Rep. Ashley Hinson (R-Iowa) said several areas in Biden’s fiscal 2023 budget request would provide significant money to programs that won’t really help Iowans, including funds for EV chargers. It’s an “out-of-touch response” to add charging stations and suggest that people should buy a new EV, she said.
“About a 10th of 1% of the registered vehicles in my district are electric vehicles,” Hinson said. “Iowans right now are not trading in their affordable vehicles, their reliable vehicles, their farm trucks for impractical, luxury, expensive electric vehicles that can’t go more than 200 miles without recharging.”
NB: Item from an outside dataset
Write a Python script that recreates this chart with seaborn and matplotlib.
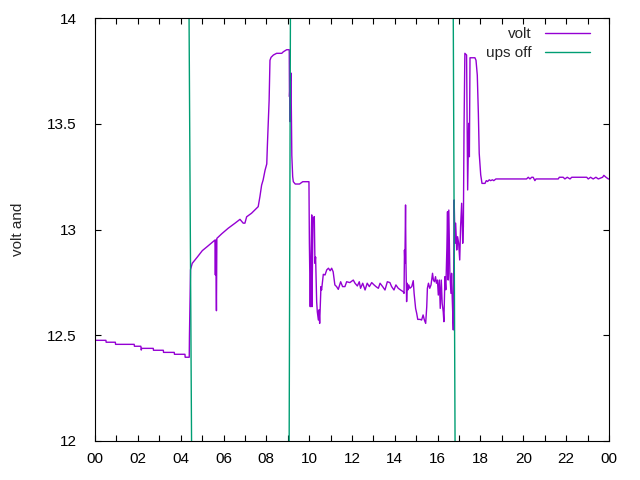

Misconceptions about EVs include range and costs, Buttigieg said. He said that electric trucks coming onto the market, such as Ford Motor Co.‘s F-150 Lightning, can start at around $40,000 and have a range of more than 200-300 mile area.
Buttigieg also cited in-place infrastructure “called the plug in your wall,” because residential outlets can be used to charge these vehicles.
“I want what you said to be true, but I think we’ve got a long way to go still,” said Rep. Mike Garcia (R-Calif.). To charge a car at home using an outlet without enhancements to its electrical system can take as long as four days for a 300-mile range, Garcia said.
Buttigieg said EV costs to consumers also could be reduced through the administration’s proposed tax credits — potentially knocking off another $10,000 to $12,000 for an electric vehicle. That’s complementary to charging funding from the infrastructure law, he said.
Some Democrats have sought to resuscitate a provision in the long-stalled Build Back Better Act that would have raised a $7,500 credit to as much as $12,500. The infrastructure law (Public Law 117-58) includes $7.5 billion for electric vehicle charging stations across the country.